Les salariés de l'usine Smart consultés sur un retour provisoire aux 39h
La gêne est perceptible devant l'entrée de Smartville, le nom donné à ce site ultra moderne de 70 hectares, inauguré en grande pompe en 1997 par Jacques Chirac et Helmut Kohl. On y trouve une rue de la Créativité, un boulevard de la Mobilité ou encore une route de la Qualité. Et des salariés un peu désorientés par le plan de la direction : abandon provisoire des 35h en échange d'une augmentation de 120 euros par mois, de l'embauche d'une cinquantaine d'intérimaires et d'une garantie de maintien du site jusqu'en 2020. Nathalie est opératrice de montage, depuis l'ouverture. Elle a connu des jours meilleurs à l'usine : "Il y a une ambiance un peu lourde. On est un peu stressés. Sur les anciens, les avis sont très négatifs. Les jeunes embauchés ont un autre avis. Et peut-être qu'ils regretteront ".

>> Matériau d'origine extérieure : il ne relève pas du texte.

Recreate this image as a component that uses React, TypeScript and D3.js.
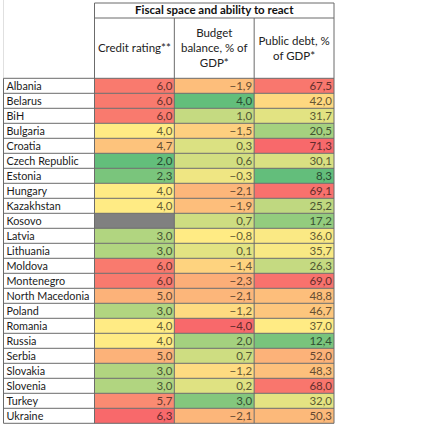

"On est dans une mesure de l'ordre du préventif "
Smart, filiale de l'allemand Daimler, n'est pas à proprement parler en difficulté financière. Il ne s'agit pas d'un accord de maintien de l'emploi, comme prévu par la loi de juillet 2013 qui permet d'assouplir les 35h. Et le DRH, le directeur des ressources humaines, Philippe Steyer, ne le nie pas : "On est dans une mesure de l'ordre du préventif. C'est à dire qu'aujourd'hui, on est dans une situation au niveau du groupe qui est plutôt favorable. Mais il y a une demande du groupe Daimler d'optimisation, en termes de compétitivité de l'ensemble de ses sites automobiles au niveau mondial. Ce n'est pas une spécificité pour le site de Smart France et c'est dans ce cadre-là qu'on a fait cette proposition aux organisations syndicales. L'idée c'est de dire qu'on préfère prévenir que guérir et se préparer maintenant pour des phases qui pourraient être moins fastes que celles qu'on peut connaître aujourd'hui. C'est dans ce schéma-là qu'on s'inscrit aujourd'hui et pas dans une menace à l'emploi, à la délocalisation. Il faut agir maintenant pour se préparer au mieux pour l'avenir ".
"On aura des jours chômés qui sont prévus avant la fin de l'année "
Mais les salariés ne sont pas totalement convaincus par ces propos rassurants. A l'image de Jean-Marc. Il travaille au service Qualité depuis 10 ans. Cette volonté de revenir à la semaine de 39h le laisse très perplexe : "En fait, on n'a pas le sentiment d'avoir besoin des 39h. Notre charge de travail a été diminuée pour cette année par exemple. Donc en fait, on aura des jours chômés qui sont prévus avant la fin de l'année. Donc on ne voit pas pourquoi on passerait aux 39h si avec 35 on n'y arrive pas ".
"Si on n'est pas d'accord pour faire ce sacrifice, on serait peut-être délocalisé en Slovénie "
La direction de Smart est en fait soupçonnée de songer à un transfert au moins partiel de la production chez son partenaire français Renault, en Slovénie, à Novo Mesto. D'où sort déjà le modèle "For Four", qui utilise la même base que la Twingo. Manu, technicien adhérent à la CGT, en est convaincu : "L'entreprise dit que c'est une nécessité, nous met un peu la pression par rapport au site qu'on a en Slovénie en disant que le site coûte moins cher par rapport à nous et que si on n'est pas d'accord pour faire ce sacrifice, on serait peut-être délocalisé en Slovénie ".
Quoiqu'il en soit, ce vote tombe en plein débat national autour du rapport Combrexelle, qui recommande notamment l'assouplissement des 35h. Et ça, la direction de Smart s'en serait bien passé, reconnait le DRH Philippe Steyer : "Le projet qui est soumis à consultation, c'est un projet qui a été initié et soumis aux organisations syndicales il y a plus de trois mois. Donc de façon complètement indépendante de l'actualité de ces derniers jours ou de ces dernières semaines. On est un peu rattrapés par l'actualité malgré nous. Mais il est clair qu'on sent bien que la médiatisation du projet qu'on propose aujourd'hui à nos salariés va avoir un impact. Dans quel sens, c'est difficile à savoir, mais ça va avoir un impact ".
Résultat à 18h
Quelle que soit l'issue du vote, dont les résultats sont attendus vers 18h, direction et syndicats se retrouveront de toute façon dès la semaine prochaine. Faute d'accord avec des organisations représentant plus de 30% des voix des personnels, le plan ne sera jamais appliqué et les salariés continueront à travailler 35h par semaine.